Josie Bicknelle - Mar 01 2023

Mother's Day

Mother’s Day is just around the corner for us Brit’s, and I thought it might be a good topic of conversation to cover. Not everyone’s relationship with their mum is the same. In fact, I would go as far as to say that it’s completely different for every single person on this planet.

Some people have nothing but love and admiration for their mum’s. Some have resentment, or anger, and some people don’t even have a mum - something of which I am eternally grateful I don’t relate to.

My mum is my best friend.

Don’t get me wrong - it hasn’t always been that way. Like most mother-daughter relationships, we’ve had turbulence (especially in the frightful years between 13 and 16). As it turned out, however, growing out of my terrible teens happened to coincide with my mum and I finding ourselves living alone together for around four or five years.

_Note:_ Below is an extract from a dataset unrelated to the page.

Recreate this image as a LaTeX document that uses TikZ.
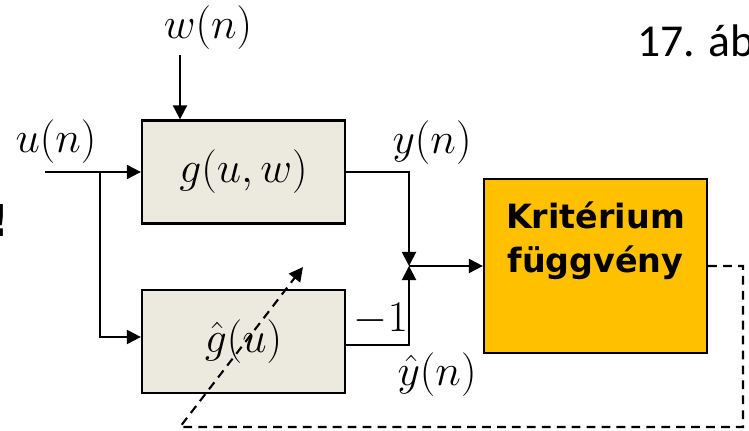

We grew incredibly close incredibly quickly.

As I was maturing and starting to live more independently, it began to feel as though we were actually more like roommates, and that the parental power dynamic had started to fade away. It did to me, at least - she would probably argue that roommates don’t do each other's laundry quite as often as she did mine.

I seem to notice that quite often in mother-daughter relationships, it can be embarrassing or incredibly vulnerable for both parties to discuss intimate parts of their lives. Namely, the topics of sex, or relationships, or even mental health can be seemingly off limits for a lot of people to talk about with their parents.

I don’t think that there’s anything that’s off limits for my mum and I to gossip about.

My happiest place is sitting in her living room with a cup of tea, filling each other in on everything that’s been going on in our lives since we last saw each other - whether that be a bad panic attack I’d had the week prior, or a dating disaster, or how good that last episode of Handmaid’s was.

In the fields next to our house

I have this philosophy that you can’t fully comprehend how much mum’s do for their children until you realise that they’re people, too.

As a child, you’re brought up with this misconception that your parents are some other worldly figures, put into the world to look after you and that’s it. I think as you grow up, you begin to understand the sacrifices made by these people who raised you, and that they had a full life before you were born, and have given parts of that away to look after you.

Mum’s aren’t just ‘mum’s’ - they’re people. It sounds obvious now, but as a bratty thirteen year old I definitely wasn’t thinking about how my argumentative behaviour might make my mum feel insecure about her parenting skills, or how cooking us dinner every evening must exhaust her at the end of a long work day.

Ma & I - the early years

It’s easy to take everything your parent’s do for granted, because they’ve always been there. For a lot of people, they are the one constant in your life that you’ve always been able to depend on, no matter how much you use them as a punching bag.

I know that a lot of people in their twenties, including myself, can’t possibly imagine having children any time soon. I hear a lot of people say, ‘I'm too selfish to have children’, or, ‘I like my free time too much to have kids’. The next time you’re having those thoughts, I implore you to remember - your parents did that for you. Do not take that for granted.

I cannot even begin to imagine the blood, sweat and tears that go into raising a well rounded, emotionally intelligent, kind human being. Yet somehow, my mum did. For that, there are not enough days in the calendar to show my gratitude.

So, I don’t care how busy you are, or that you buy her flowers every year so ‘why does she need more?’. If, like me, you have the best mum in the world, show her that you recognise everything she’s done for you. It’s only one day, it’s really not that hard.

Get her the flowers, get her a card, get her a hidden message candle - I don’t care. She fucking deserves it.

To mum’s everywhere, I think you’re amazing. To my mum, I love you. Happy Mother’s Day.